GIVEN PROBLEM.
Strip the pictures and reproduce the rest of the listing exactly.

DATASET SECTION.
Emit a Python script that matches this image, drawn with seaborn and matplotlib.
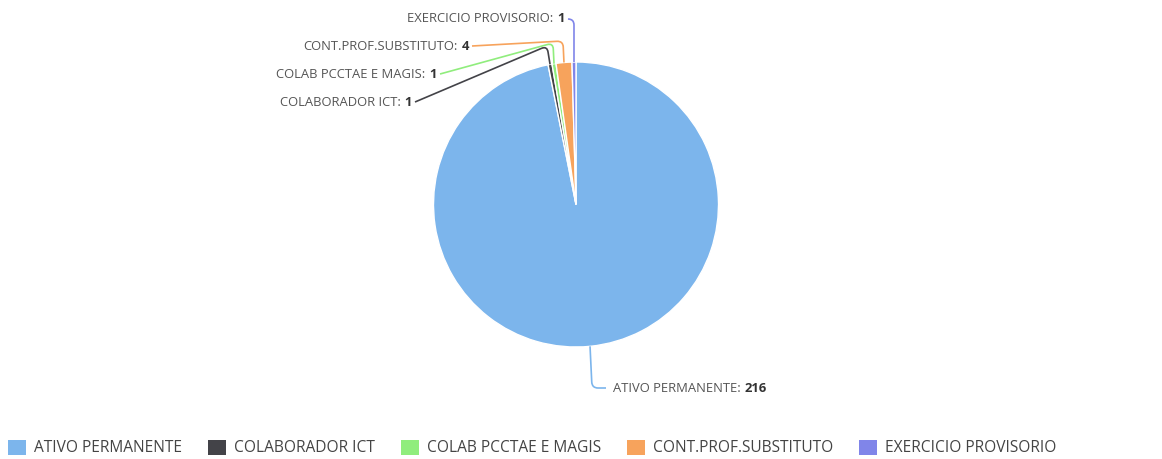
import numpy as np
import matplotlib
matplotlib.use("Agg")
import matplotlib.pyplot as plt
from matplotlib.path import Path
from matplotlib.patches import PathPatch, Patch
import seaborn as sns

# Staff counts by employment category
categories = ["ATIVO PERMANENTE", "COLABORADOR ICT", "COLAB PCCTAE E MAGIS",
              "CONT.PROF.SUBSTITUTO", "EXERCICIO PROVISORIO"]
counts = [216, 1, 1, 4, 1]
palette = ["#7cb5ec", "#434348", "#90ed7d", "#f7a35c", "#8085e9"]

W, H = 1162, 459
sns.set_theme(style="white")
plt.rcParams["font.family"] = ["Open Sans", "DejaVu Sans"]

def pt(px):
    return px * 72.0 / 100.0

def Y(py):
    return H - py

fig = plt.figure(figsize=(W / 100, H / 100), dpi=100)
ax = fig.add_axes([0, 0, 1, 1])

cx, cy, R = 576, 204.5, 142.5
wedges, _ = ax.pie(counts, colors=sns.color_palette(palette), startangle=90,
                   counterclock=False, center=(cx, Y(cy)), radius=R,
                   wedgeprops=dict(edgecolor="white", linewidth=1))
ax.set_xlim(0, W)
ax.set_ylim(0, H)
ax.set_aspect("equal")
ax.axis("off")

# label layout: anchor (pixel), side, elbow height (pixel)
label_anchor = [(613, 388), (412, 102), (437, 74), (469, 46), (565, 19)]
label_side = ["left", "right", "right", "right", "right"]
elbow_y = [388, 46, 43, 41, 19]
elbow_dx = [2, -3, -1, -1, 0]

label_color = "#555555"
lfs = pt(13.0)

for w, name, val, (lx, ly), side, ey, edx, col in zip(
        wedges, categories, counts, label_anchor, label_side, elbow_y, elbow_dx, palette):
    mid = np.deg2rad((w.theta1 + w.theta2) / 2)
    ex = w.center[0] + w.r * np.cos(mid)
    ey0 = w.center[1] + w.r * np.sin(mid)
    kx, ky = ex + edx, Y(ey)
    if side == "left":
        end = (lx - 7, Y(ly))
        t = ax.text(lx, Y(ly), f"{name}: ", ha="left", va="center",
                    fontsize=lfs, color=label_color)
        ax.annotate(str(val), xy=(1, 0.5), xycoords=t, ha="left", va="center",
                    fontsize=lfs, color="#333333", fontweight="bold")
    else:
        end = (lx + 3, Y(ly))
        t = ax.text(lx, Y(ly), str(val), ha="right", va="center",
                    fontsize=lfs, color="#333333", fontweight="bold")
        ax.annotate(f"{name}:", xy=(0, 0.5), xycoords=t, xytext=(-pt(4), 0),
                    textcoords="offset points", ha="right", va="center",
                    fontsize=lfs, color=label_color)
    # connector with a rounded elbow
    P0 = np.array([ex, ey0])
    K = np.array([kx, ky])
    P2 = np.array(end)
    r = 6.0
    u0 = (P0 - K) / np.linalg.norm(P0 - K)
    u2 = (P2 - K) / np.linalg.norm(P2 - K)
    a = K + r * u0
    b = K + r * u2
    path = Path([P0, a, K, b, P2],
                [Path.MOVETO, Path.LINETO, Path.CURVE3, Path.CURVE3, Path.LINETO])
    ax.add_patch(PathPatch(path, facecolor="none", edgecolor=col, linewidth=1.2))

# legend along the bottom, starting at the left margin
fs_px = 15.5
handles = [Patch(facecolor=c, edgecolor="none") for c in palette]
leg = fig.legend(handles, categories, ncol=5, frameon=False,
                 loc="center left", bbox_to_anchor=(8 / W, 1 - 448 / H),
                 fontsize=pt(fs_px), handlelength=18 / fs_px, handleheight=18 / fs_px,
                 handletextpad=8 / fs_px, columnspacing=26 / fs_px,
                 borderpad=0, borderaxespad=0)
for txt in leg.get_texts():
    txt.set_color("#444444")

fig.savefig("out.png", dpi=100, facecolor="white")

SOLUTION TO THIS EXERCISE.
Emit a Python script that matches this image, drawn with seaborn and matplotlib.
import numpy as np
import matplotlib
matplotlib.use("Agg")
import matplotlib.pyplot as plt
from matplotlib.path import Path
from matplotlib.patches import PathPatch, Patch
import seaborn as sns

# Staff counts by employment category
categories = ["ATIVO PERMANENTE", "COLABORADOR ICT", "COLAB PCCTAE E MAGIS",
              "CONT.PROF.SUBSTITUTO", "EXERCICIO PROVISORIO"]
counts = [216, 1, 1, 4, 1]
palette = ["#7cb5ec", "#434348", "#90ed7d", "#f7a35c", "#8085e9"]

W, H = 1162, 459
sns.set_theme(style="white")
plt.rcParams["font.family"] = ["Open Sans", "DejaVu Sans"]

def pt(px):
    return px * 72.0 / 100.0

def Y(py):
    return H - py

fig = plt.figure(figsize=(W / 100, H / 100), dpi=100)
ax = fig.add_axes([0, 0, 1, 1])

cx, cy, R = 576, 204.5, 142.5
wedges, _ = ax.pie(counts, colors=sns.color_palette(palette), startangle=90,
                   counterclock=False, center=(cx, Y(cy)), radius=R,
                   wedgeprops=dict(edgecolor="white", linewidth=1))
ax.set_xlim(0, W)
ax.set_ylim(0, H)
ax.set_aspect("equal")
ax.axis("off")

# label layout: anchor (pixel), side, elbow height (pixel)
label_anchor = [(613, 388), (412, 102), (437, 74), (469, 46), (565, 19)]
label_side = ["left", "right", "right", "right", "right"]
elbow_y = [388, 46, 43, 41, 19]
elbow_dx = [2, -3, -1, -1, 0]

label_color = "#555555"
lfs = pt(13.0)

for w, name, val, (lx, ly), side, ey, edx, col in zip(
        wedges, categories, counts, label_anchor, label_side, elbow_y, elbow_dx, palette):
    mid = np.deg2rad((w.theta1 + w.theta2) / 2)
    ex = w.center[0] + w.r * np.cos(mid)
    ey0 = w.center[1] + w.r * np.sin(mid)
    kx, ky = ex + edx, Y(ey)
    if side == "left":
        end = (lx - 7, Y(ly))
        t = ax.text(lx, Y(ly), f"{name}: ", ha="left", va="center",
                    fontsize=lfs, color=label_color)
        ax.annotate(str(val), xy=(1, 0.5), xycoords=t, ha="left", va="center",
                    fontsize=lfs, color="#333333", fontweight="bold")
    else:
        end = (lx + 3, Y(ly))
        t = ax.text(lx, Y(ly), str(val), ha="right", va="center",
                    fontsize=lfs, color="#333333", fontweight="bold")
        ax.annotate(f"{name}:", xy=(0, 0.5), xycoords=t, xytext=(-pt(4), 0),
                    textcoords="offset points", ha="right", va="center",
                    fontsize=lfs, color=label_color)
    # connector with a rounded elbow
    P0 = np.array([ex, ey0])
    K = np.array([kx, ky])
    P2 = np.array(end)
    r = 6.0
    u0 = (P0 - K) / np.linalg.norm(P0 - K)
    u2 = (P2 - K) / np.linalg.norm(P2 - K)
    a = K + r * u0
    b = K + r * u2
    path = Path([P0, a, K, b, P2],
                [Path.MOVETO, Path.LINETO, Path.CURVE3, Path.CURVE3, Path.LINETO])
    ax.add_patch(PathPatch(path, facecolor="none", edgecolor=col, linewidth=1.2))

# legend along the bottom, starting at the left margin
fs_px = 15.5
handles = [Patch(facecolor=c, edgecolor="none") for c in palette]
leg = fig.legend(handles, categories, ncol=5, frameon=False,
                 loc="center left", bbox_to_anchor=(8 / W, 1 - 448 / H),
                 fontsize=pt(fs_px), handlelength=18 / fs_px, handleheight=18 / fs_px,
                 handletextpad=8 / fs_px, columnspacing=26 / fs_px,
                 borderpad=0, borderaxespad=0)
for txt in leg.get_texts():
    txt.set_color("#444444")

fig.savefig("out.png", dpi=100, facecolor="white")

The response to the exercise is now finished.